── Data provided
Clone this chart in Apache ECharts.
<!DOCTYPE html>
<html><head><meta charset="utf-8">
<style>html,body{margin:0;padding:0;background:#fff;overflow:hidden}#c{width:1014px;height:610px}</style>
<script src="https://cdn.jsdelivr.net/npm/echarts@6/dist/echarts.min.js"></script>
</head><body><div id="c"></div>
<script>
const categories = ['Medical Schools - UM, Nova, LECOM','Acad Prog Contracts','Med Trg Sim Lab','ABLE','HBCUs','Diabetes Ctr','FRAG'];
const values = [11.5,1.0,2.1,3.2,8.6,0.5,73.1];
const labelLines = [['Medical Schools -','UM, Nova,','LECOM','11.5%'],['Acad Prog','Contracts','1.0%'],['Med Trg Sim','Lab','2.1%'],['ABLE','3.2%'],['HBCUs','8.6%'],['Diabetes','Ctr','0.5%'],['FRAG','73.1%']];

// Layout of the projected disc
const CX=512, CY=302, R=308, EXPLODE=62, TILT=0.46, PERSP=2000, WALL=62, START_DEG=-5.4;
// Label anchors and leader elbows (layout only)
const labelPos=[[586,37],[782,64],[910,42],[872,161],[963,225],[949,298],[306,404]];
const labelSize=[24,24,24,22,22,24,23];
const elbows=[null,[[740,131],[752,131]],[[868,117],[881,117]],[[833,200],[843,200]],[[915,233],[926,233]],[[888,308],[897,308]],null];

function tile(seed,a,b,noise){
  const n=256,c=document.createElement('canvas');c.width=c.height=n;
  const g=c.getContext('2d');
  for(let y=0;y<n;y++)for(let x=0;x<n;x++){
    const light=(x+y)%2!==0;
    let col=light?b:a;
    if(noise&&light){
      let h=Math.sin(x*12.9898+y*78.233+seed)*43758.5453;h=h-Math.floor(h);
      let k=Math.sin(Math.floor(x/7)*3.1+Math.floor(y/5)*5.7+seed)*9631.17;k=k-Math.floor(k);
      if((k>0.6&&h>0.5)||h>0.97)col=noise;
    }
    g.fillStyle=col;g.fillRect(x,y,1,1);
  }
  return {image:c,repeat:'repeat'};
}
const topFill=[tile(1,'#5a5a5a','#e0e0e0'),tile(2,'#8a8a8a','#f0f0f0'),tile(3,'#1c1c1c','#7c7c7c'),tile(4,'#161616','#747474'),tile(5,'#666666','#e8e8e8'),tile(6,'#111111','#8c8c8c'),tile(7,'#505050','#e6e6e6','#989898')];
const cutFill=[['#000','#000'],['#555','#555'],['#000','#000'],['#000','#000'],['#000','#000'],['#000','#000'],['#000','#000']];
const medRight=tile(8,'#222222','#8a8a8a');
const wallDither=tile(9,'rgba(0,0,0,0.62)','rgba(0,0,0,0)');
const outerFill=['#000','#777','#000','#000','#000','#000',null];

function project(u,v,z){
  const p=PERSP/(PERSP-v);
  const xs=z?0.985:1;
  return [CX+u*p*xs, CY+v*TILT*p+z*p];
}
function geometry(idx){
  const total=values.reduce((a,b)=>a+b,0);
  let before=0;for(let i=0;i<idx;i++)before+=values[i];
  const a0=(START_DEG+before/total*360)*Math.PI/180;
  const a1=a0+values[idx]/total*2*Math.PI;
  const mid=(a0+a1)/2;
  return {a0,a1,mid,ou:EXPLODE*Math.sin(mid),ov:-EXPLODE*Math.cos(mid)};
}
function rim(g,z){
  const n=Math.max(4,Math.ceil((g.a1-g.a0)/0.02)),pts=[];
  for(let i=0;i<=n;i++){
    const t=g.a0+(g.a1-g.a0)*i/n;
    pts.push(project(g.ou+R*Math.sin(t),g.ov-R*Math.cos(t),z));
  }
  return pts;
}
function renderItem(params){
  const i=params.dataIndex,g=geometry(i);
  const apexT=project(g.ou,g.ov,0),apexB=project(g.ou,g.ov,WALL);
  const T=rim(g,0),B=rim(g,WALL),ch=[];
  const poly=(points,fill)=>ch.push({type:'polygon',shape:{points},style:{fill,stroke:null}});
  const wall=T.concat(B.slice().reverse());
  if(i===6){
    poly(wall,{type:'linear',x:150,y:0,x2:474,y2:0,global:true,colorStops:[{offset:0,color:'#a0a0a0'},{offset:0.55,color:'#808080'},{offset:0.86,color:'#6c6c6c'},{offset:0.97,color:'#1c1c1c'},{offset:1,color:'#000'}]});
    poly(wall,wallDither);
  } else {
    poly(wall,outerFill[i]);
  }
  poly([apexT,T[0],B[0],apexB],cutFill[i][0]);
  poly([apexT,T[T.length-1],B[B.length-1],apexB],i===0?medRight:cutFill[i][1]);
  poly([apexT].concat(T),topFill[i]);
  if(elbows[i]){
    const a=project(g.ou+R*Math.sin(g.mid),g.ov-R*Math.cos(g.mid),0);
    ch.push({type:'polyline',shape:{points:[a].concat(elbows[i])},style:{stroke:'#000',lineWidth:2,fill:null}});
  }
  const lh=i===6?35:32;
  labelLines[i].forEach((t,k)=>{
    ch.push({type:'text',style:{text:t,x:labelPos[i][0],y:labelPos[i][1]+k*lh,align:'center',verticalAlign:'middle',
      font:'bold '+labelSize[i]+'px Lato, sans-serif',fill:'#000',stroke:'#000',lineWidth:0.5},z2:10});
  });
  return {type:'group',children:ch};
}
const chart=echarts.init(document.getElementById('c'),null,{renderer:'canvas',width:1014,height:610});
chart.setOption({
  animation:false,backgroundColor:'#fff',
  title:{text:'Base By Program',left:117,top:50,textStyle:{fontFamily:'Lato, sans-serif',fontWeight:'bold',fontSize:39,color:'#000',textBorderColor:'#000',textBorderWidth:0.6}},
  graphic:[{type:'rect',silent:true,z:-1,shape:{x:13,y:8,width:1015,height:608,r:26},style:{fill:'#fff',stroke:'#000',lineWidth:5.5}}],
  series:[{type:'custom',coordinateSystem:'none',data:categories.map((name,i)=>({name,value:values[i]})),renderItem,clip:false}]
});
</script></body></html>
────
── Data provided
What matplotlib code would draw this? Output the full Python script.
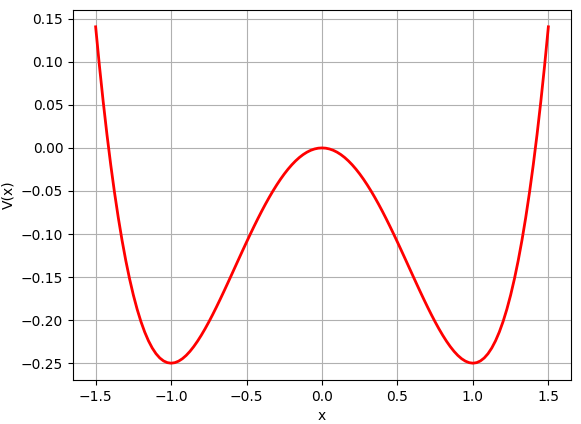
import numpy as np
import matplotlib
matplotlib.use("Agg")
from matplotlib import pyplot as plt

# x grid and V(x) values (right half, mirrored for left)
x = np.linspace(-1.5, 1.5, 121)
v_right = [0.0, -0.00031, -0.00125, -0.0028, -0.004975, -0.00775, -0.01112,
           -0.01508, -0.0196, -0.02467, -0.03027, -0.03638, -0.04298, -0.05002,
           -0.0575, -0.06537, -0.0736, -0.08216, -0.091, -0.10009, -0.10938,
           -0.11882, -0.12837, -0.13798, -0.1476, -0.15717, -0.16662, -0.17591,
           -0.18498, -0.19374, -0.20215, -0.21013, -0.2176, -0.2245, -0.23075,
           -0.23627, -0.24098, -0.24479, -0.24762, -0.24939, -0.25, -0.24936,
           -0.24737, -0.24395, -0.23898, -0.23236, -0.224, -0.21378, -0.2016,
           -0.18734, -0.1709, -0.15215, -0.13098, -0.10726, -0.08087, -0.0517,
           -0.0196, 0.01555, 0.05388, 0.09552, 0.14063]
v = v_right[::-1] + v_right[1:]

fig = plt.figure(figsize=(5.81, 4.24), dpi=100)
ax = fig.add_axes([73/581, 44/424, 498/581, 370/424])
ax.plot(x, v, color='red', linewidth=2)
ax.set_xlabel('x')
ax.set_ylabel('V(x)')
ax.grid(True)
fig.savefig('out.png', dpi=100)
────
── Data provided
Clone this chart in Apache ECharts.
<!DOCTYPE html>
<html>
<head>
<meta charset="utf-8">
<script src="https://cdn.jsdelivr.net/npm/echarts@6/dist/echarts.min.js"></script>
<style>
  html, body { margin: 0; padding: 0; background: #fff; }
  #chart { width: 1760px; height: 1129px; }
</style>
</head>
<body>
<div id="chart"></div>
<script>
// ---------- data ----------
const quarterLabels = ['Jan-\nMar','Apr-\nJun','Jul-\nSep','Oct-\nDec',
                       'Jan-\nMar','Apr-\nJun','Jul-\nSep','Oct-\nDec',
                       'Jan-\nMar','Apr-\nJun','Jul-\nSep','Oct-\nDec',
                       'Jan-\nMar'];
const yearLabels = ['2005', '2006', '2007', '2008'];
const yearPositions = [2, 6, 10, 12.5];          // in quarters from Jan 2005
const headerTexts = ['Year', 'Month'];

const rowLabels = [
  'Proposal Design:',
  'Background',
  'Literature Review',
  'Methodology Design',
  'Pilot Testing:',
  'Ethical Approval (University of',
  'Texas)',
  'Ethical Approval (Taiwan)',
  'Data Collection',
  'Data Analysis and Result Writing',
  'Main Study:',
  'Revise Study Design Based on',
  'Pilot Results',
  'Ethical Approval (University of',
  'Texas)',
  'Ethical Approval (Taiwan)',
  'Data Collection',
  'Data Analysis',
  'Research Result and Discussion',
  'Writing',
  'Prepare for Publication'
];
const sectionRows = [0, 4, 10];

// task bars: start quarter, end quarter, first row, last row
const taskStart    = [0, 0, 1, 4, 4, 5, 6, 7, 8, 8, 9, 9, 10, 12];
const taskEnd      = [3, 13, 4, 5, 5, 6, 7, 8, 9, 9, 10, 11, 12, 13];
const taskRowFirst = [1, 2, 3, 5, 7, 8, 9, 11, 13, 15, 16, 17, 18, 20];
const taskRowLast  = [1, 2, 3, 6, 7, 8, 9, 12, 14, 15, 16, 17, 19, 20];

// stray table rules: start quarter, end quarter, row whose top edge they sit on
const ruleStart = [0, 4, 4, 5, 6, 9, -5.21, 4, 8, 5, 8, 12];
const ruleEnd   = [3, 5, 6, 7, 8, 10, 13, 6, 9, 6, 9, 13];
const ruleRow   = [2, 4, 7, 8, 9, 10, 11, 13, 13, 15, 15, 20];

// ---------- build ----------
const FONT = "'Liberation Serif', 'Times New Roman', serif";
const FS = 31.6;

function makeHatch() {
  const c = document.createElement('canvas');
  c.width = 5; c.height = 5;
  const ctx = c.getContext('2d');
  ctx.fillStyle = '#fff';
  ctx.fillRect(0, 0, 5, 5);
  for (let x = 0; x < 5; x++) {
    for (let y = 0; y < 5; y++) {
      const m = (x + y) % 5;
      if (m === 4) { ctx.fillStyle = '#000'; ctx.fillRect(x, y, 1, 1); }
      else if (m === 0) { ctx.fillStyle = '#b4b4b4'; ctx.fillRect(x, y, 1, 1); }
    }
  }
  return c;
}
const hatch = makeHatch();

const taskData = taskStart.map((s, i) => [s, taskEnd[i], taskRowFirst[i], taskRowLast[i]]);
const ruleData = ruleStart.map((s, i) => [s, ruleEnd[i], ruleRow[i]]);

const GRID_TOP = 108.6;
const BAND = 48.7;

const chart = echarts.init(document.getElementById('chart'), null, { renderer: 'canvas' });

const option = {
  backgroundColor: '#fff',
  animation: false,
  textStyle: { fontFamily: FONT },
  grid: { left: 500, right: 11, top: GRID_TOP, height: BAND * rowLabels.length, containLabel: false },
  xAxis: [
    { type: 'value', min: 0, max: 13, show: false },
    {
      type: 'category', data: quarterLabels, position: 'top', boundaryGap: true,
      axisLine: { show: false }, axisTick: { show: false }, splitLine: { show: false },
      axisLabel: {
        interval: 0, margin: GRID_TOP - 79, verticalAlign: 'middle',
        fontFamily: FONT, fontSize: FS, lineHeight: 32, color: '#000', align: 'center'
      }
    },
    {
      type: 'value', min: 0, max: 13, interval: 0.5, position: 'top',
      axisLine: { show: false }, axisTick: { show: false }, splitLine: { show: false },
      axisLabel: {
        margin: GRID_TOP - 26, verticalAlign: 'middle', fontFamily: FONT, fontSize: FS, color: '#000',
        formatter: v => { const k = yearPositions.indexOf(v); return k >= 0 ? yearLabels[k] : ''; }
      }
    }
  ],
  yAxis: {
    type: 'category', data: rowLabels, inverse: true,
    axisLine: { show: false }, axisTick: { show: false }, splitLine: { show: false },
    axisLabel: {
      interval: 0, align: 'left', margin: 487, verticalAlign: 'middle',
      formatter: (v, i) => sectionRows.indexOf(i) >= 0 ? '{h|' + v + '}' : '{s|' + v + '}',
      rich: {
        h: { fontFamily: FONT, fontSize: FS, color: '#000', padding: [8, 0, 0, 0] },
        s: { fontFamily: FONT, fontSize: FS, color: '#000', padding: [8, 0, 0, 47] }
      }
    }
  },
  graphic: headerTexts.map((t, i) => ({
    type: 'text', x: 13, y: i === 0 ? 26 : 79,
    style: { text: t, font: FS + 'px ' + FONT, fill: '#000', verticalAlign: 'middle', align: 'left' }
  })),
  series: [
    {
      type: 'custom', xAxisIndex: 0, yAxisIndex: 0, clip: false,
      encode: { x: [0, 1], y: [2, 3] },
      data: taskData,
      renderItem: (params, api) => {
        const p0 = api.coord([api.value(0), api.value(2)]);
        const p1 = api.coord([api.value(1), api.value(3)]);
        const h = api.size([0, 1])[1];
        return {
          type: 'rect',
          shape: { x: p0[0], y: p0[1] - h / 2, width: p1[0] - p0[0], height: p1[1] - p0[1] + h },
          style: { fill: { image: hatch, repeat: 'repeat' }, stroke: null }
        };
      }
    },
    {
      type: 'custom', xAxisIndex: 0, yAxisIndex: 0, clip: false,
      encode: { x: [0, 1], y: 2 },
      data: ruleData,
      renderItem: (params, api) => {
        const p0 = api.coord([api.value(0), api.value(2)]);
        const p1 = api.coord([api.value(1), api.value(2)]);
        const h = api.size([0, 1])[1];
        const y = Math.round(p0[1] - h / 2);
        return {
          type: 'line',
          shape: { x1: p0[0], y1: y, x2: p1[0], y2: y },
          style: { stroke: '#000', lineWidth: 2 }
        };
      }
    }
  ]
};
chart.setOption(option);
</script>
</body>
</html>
────
> _Aim_: Among the entries above, take the lines from the one with "What matplotlib code" through the one with "from matplotlib import pyplot as plt" and retype them exactly, leaving out the pictures.

> _Result_:
What matplotlib code would draw this? Output the full Python script.
import numpy as np
import matplotlib
matplotlib.use("Agg")
from matplotlib import pyplot as plt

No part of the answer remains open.